Its loss was not redeemed by the French offensive in Alsace and Lorraine. On 7 August a weak French force advanced through the Belfort gap and, finding still weaker forces to oppose it, proceeded to occupy Altkirch and Mulhouse, while a proclamation by General Joffre announced the approaching liberation of the provinces torn from France in 1870. It was a feeble and ill-conceived effort to snatch a political advantage out of a forbidding military situation. German reinforcements swept up from Colmar and Neu Breisach, and on the both the French were back within a few miles of the frontier, leaving their sympathizers to the vengeance of their enemies. More legitimate though not more successful was the French thrust in Lorraine. It had other motives than the political: it would, if pushed home, menace the left of the German armies in Belgium and disturb their communications; and a smaller success would avert the danger of a German advance in Lorraine which would threaten the right of the French on the Meuse. Accordingly, Generals Pau and de Castelnau, commanding the armies of Alsace and Lorraine respectively, ordered a general advance on the 10th. At first it met with success: the chief passes of the Vosges from Mt. Donon on the north to the Belfort gap were seized; counter-thrusts by the Germans towards Spincourt and Blamont in the plain of Lorraine were parried; Thann was captured, Mulhouse was re-occupied, and the Germans looked like losing Alsace as far north as Colmar. German Lorraine seemed equally insecure, for on the 18th Castelnau's troops were in Saarburg cutting the rail and roads between Strassburg and Metz. The Germans, however, were not unprepared: their Fifth Army, under the Crown Prince Rupprecht of Bavaria, came down from Metz and fell upon the exposed French left, which was routed with great losses in guns and prisoners on the 21st. Not only did the invasion collapse, but the Bavarians pushed across the French frontier nearly as far as Toul and occupied Lunville, compelling also a French retreat from the passes of the Vosges. General Pau had soon to follow suit and retire again from Mulhouse and all but the south-west corner of Alsace.

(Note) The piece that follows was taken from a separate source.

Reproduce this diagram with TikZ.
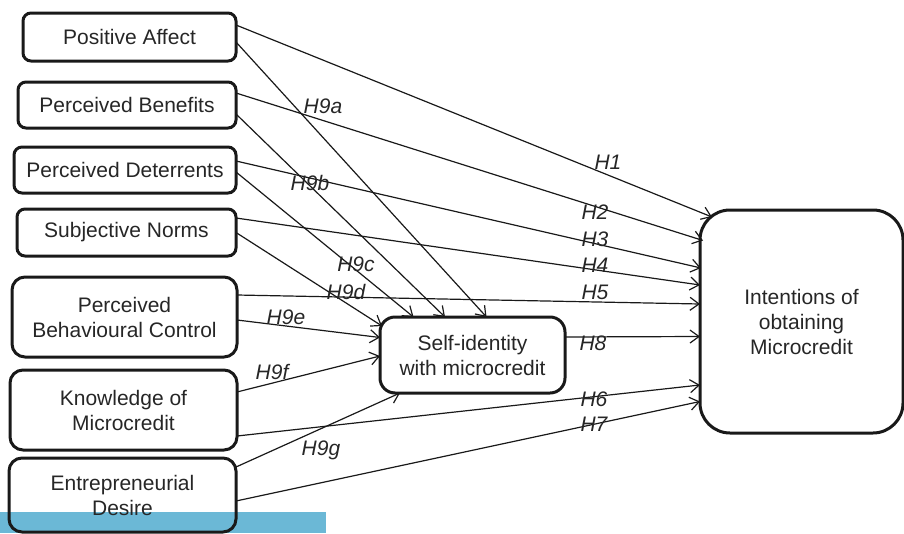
\documentclass[tikz,border=0pt]{standalone}
\usepackage{fontspec}
\setmainfont{Liberation Sans}
\usetikzlibrary{arrows.meta}
\definecolor{barblue}{RGB}{107,184,214}

\begin{document}
\begin{tikzpicture}[x=1pt, y=-1pt,
		box/.style={draw=black!90, line width=3pt, rounded corners=8pt, align=center, outer sep=0pt, inner sep=0pt, text=black!85, font=\fontsize{21}{25}\selectfont},
		hyp/.style={inner sep=0pt, text=black!85, font=\fontsize{21}{25}\selectfont\itshape},
		link/.style={line width=1.2pt, draw=black!90, -{Straight Barb[length=9pt,width=13pt]}}]
	%%%%% START %%%%%
	\useasboundingbox (0, 0) rectangle (904, 533);
	
	\fill[barblue] (0, 512) rectangle (326, 533);
	
	\node[box, minimum width=213pt, minimum height=48pt] (pa) at (129.5, 37) {Positive Affect};
	\node[box, minimum width=218pt, minimum height=46pt] (pb) at (127, 105) {Perceived Benefits};
	\node[box, minimum width=222pt, minimum height=46pt] (pd) at (125, 170) {Perceived Deterrents};
	\node[box, minimum width=219pt, minimum height=47pt] (sn) at (126.5, 232.5) {Subjective Norms};
	\node[box, minimum width=225pt, minimum height=80pt, rounded corners=13pt] (pbc) at (124.5, 317) {Perceived\\Behavioural Control};
	\node[box, minimum width=227pt, minimum height=80pt, rounded corners=13pt] (km) at (123.5, 410) {Knowledge of\\Microcredit};
	\node[box, minimum width=227pt, minimum height=74pt, rounded corners=13pt] (ed) at (122.5, 495) {Entrepreneurial\\Desire};
	
	\node[box, minimum width=185pt, minimum height=76pt, rounded corners=15pt] (si) at (472.5, 355) {Self-identity\\with microcredit};
	\node[box, minimum width=203pt, minimum height=223pt, rounded corners=30pt] (im) at (801.5, 321.5) {Intentions of\\obtaining\\Microcredit};
	
	% direct paths
	\draw[link] ([shift={(0,-12)}]pa.east) -- ([shift={(12,-104.5)}]im.west);
	\draw[link] ([shift={(0,-12)}]pb.east) -- ([shift={(3,-81)}]im.west);
	\draw[link] ([shift={(0,-9)}]pd.east) -- ([shift={(1,-53.5)}]im.west);
	\draw[link] ([shift={(0,-14.5)}]sn.east) -- ([shift={(0,-36.5)}]im.west);
	\draw[link] ([shift={(0,-22)}]pbc.east) -- ([shift={(0,-17.5)}]im.west);
	\draw[link] ([shift={(0,26)}]km.east) -- ([shift={(0,63.5)}]im.west);
	\draw[link] ([shift={(0,6)}]ed.east) -- ([shift={(0,80)}]im.west);
	\draw[link] ([shift={(0,-18)}]si.east) -- ([shift={(0,15)}]im.west);
	
	% paths to self-identity
	\draw[link] ([shift={(0,5)}]pa.east) -- ([shift={(14,0)}]si.north);
	\draw[link] ([shift={(0,9)}]pb.east) -- ([shift={(-27.5,0)}]si.north);
	\draw[link] ([shift={(0,2)}]pd.east) -- ([shift={(-59,0)}]si.north);
	\draw[link] (sn.east) -- ([shift={(2,-29)}]si.west);
	\draw[link] ([shift={(0,3)}]pbc.east) -- ([shift={(0,-17.5)}]si.west);
	\draw[link] ([shift={(0,-18)}]km.east) -- ([shift={(0,1)}]si.west);
	\draw[link] ([shift={(0,-28)}]ed.east) -- ([shift={(-72.5,0)}]si.south);
	
	% hypothesis labels
	\node[hyp] (h1) at (608, 162) {H1};
	\node[hyp] (h2) at (595, 212) {H2};
	\node[hyp] (h3) at (595, 239) {H3};
	\node[hyp] (h4) at (595, 265) {H4};
	\node[hyp] (h5) at (595, 292) {H5};
	\node[hyp] (h8) at (593, 343) {H8};
	\node[hyp] (h6) at (594, 399) {H6};
	\node[hyp] (h7) at (594, 424) {H7};
	
	\node[hyp] (h9a) at (323, 106) {H9a};
	\node[hyp] (h9b) at (310, 183) {H9b};
	\node[hyp] (h9c) at (356, 264) {H9c};
	\node[hyp] (h9d) at (346, 292) {H9d};
	\node[hyp] (h9e) at (286, 317) {H9e};
	\node[hyp] (h9f) at (272, 372) {H9f};
	\node[hyp] (h9g) at (321, 450) {H9g};
	
	%%%%% END %%%%%
\end{tikzpicture}
\end{document}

The operations in Alsace and Lorraine had dismally failed to discount the advance of the Germans through Belgium or even to impede the march of their centre through Luxemburg and the Ardennes. At the end of three weeks France was still in the throes of mobilization: the original scheme of defence along the Franco-German frontier had been upset by the German attack through Belgium; and second thoughts had fared little better at Namur. The shortest line of defence after the Germans had broken through at Lige was one running from Antwerp to Namur, and the shortest line is imperative for the weaker combatant. But the Germans were well across it when they entered Brussels, and with the fall of Namur the hinge upon which depended the defence of the northern frontier of France was broken. It was to an almost forlorn hope that the British Army was committed when it took its place on the left of the French northern armies at Mons to encounter for the first time since Waterloo the shock of a first-rate European force. But for its valour and the distraction caused by the Russian invasion of East Prussia, Paris and possibly the French armies might not have been saved.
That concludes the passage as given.